Bové is also here to talk about a new book he has written with French journalist Jean Quatremer. It is about Bové‘s vision of Europe. It is hard to shake the image of the eternal rebel.
Quatremer said: “There’s the side Asterix the Gaul, with the mustache, and the man whose actions really grab the media’s attention — like dismantling a MacDonalds, spoiling GM experimental fields… It’s very simple, black and white. The media doesn’t like grey areas. But we have to see things clearly. He has used this caricature. It has been very useful, because perhaps people also like someone they can identify with, who is really simple, not complicated. It’s hard to relate to complexity.”
Back in the parliament Bové wants to sit in on a meeting of the working group on the Middle East that. A French former ambassador to the United Nations, decorated diplomat Stéphane Hessel, is guest of honour. He and ecologists like Bové enjoy a long, close acquaintance.
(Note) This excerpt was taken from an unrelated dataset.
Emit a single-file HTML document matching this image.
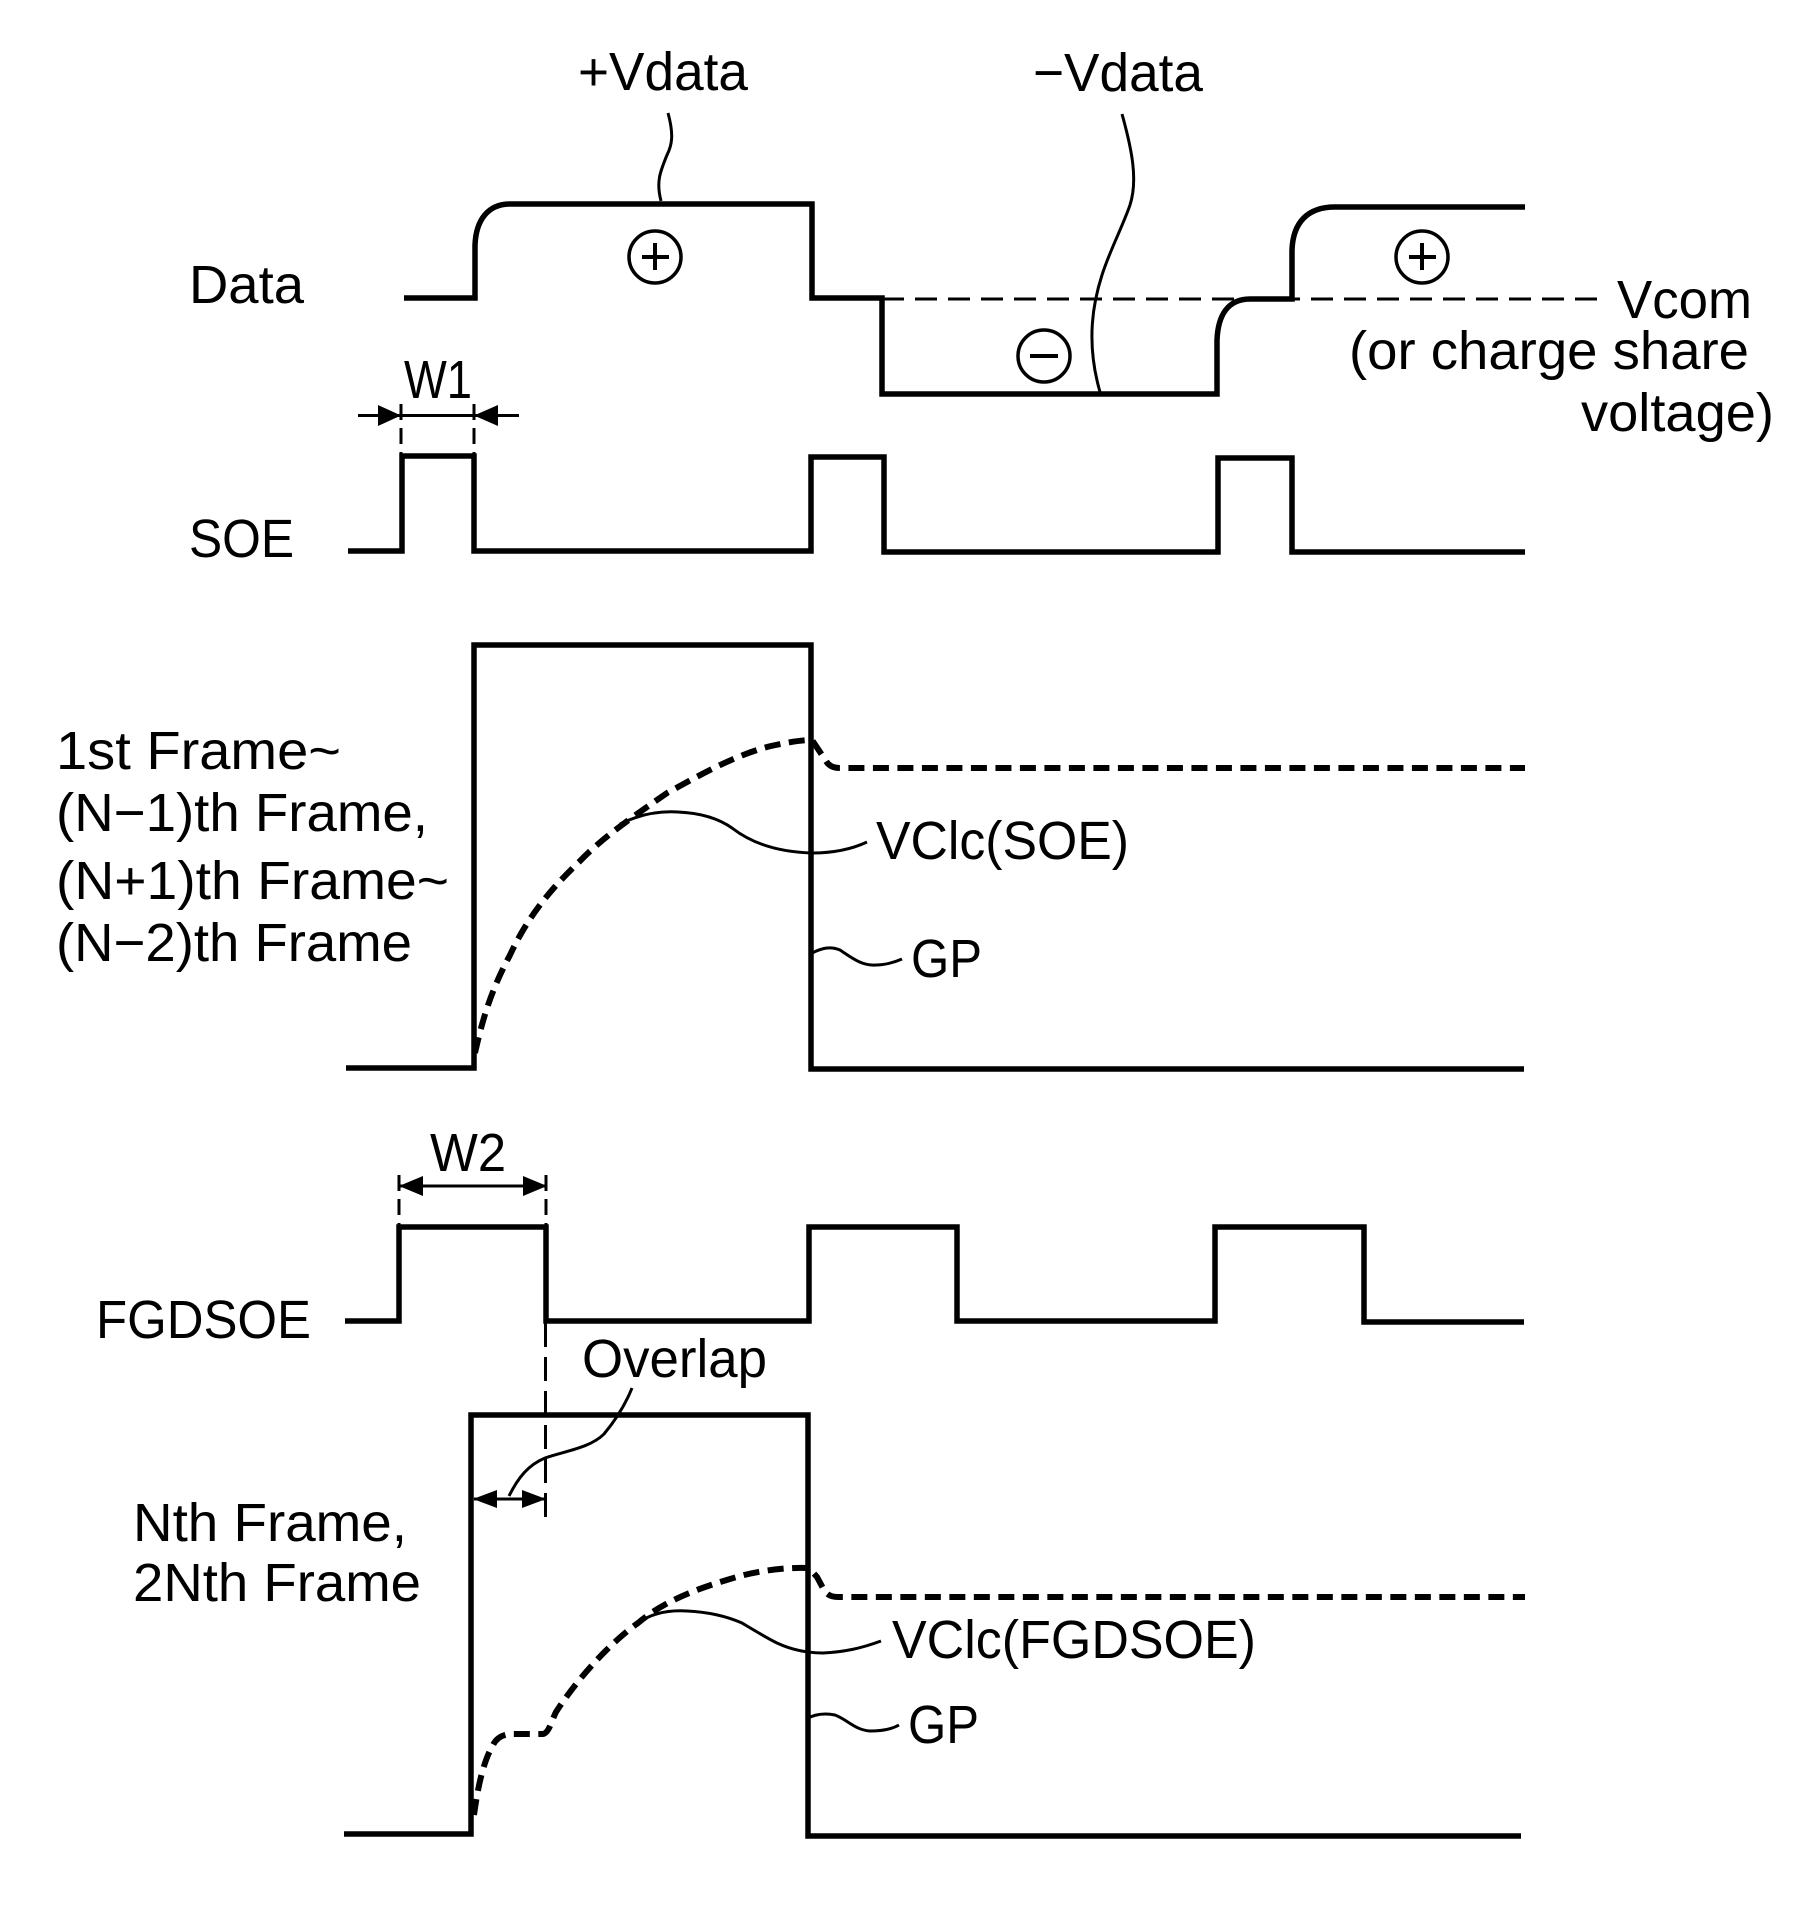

Hessel said: “The way I see it, we have too many well-behaved people who accomplish nothing. But we have a few upstarts, and when you get one of those you have to hang onto him, because his unmannerly intrusion shows us the way towards true values.”
At eight in the evening the upstart was not done yet. He quit the broadloomed parliament for linoleum in a Strasbourg poor neighbourhood, to lend his support to local election candidates in the Europe Ecologie party. He can let his hair down here, speak frankly — as he always has.